I now understand this issue a lot better.

Much appreciated.

onePythonUser · January 7, 2024, 9:58pm

Hello,

just another follow up on a related topic. As I was reading both the Learning Python, 5Ed textbook and Python documentation, I came across a subject that perhaps can be worded a bit more explicit. This is with regards to the setup option for the repeat function in the timeit module.

From the book:
The timeit module also allows you to provide setup code that is run in the main statement’s scope, but whose time is not charged to the main statement’s total—potentially useful for initialization code you wish to exclude from total time, such as imports of required modules, test function definition, and test data creation.

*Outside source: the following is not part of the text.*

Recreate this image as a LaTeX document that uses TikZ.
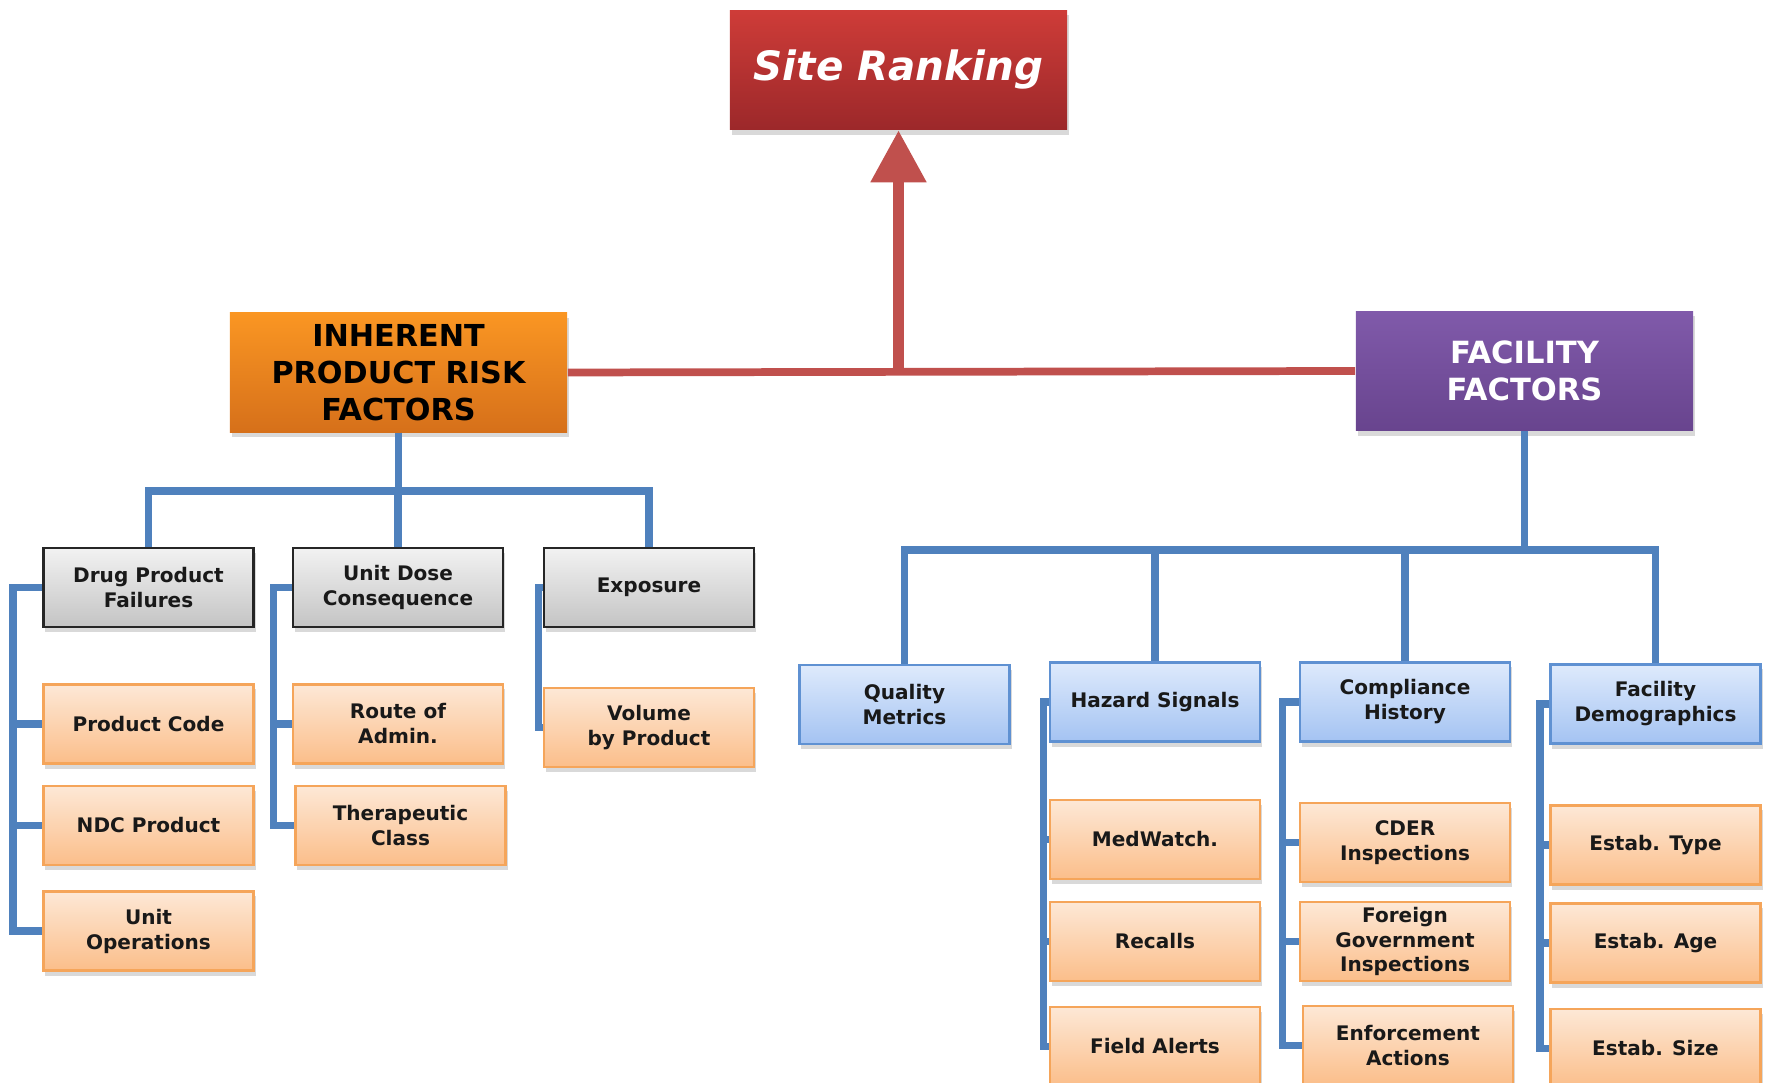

Because they’re run in the same scope, any names created by setup code are available to the main test statement; names defined in the interactive shell generally are not.

To specify setup code, use a –s in command-line mode (or many of these for multiline
setups) and a setup argument string in API call mode

From documentation (help(timeit)):
-s/–setup S: statement to be executed once initially (default ‘pass’).
Execution time of this setup statement is NOT timed.

So, the book has the following example:

from timeit import repeat
min(repeat(number = 1000, repeat = 3,
setup = 'from mins import min1, min2, min3\n'
 'vals = list(range((1000))',
stmt = 'min3(*vals)'))

I modified it to:

from timeit import repeat
min(repeat(number = 1000, repeat = 3,
setup = 'print("Hello everyone!"); print("Goodbye!"); vals=list(range(1000))',
 'vals = list(range((1000))',
stmt = 'min(*vals)'))

When I ran the code, the print statements were executed three times. I was expecting it once as stated by both the book and documentation (…, statement to be executed once initially).
It appears that the setup code is executed every main repeat. In this example, repeat = 3,
and the print statements were executed 3 times. I changed this value to two, and the print statements
were executed twice.

Can the documentation be made a bit more clear/explicit stating that the setup code is executed once for every repeat? Even though it is ‘not charged’ as part of the test code timing.

Am I reading/interpreting this incorrectly? If so, how?